It may not seem like it, but today we have much for which to be thankful.
Sure, it’s easy to get bogged down with all that seems to be wrong with 2020. We have spent months limiting our activities and travels, hoping to somehow avoid contracting or spreading the coronavirus that arrived in our region even before spring had sprung.
Wildfires ravaged much of Australia and the American West. A massive explosion killed or injured scores of people in Beirut and destroyed a large swath of the city. Typhoons in the Pacific and hurricanes in the Atlantic wreaked havoc.
Here at home, controversial police shootings sparked widespread civil unrest as we navigated one of the most contentious presidential elections in our history. Even today, weeks after Election Day, President Donald Trump has yet to concede to the apparent victor, former Vice President and Democrat Joe Biden, as Trump’s legal team continues efforts to challenge the results in court.

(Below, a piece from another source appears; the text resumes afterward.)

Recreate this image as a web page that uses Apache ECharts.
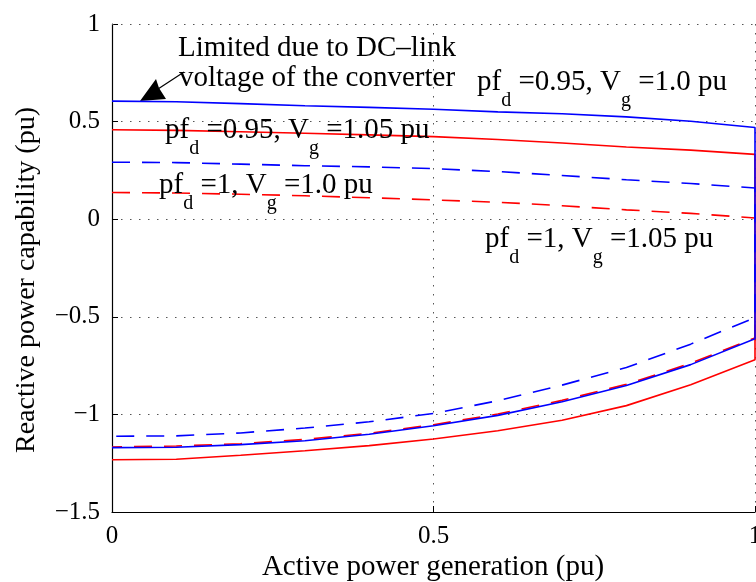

All in all, those things and more add up to a year that has proven to be rather exhausting.
Today, however, most Americans will be able to pause and reflect on the good things in life — the things for which we can and should be grateful.
Many can be thankful that they or a loved one survived and recovered from the virus that causes COVID-19. Others can be thankful that they have so far managed to avoid it. We all can be thankful that several promising vaccines are in development and nearly ready to distribute.
We can be thankful that we live in a nation where the people still have the right and the ability to vote for the way we wish to be governed. And we should be thankful for the roofs over our heads, the feasts on our tables and the technology that has allowed many of us to work remotely through the pandemic, thus helping to keep everyone safe.
Finally, we can be thankful for one another. We can appreciate our family members and friends and be grateful that we live in a region where neighbors truly care for one another.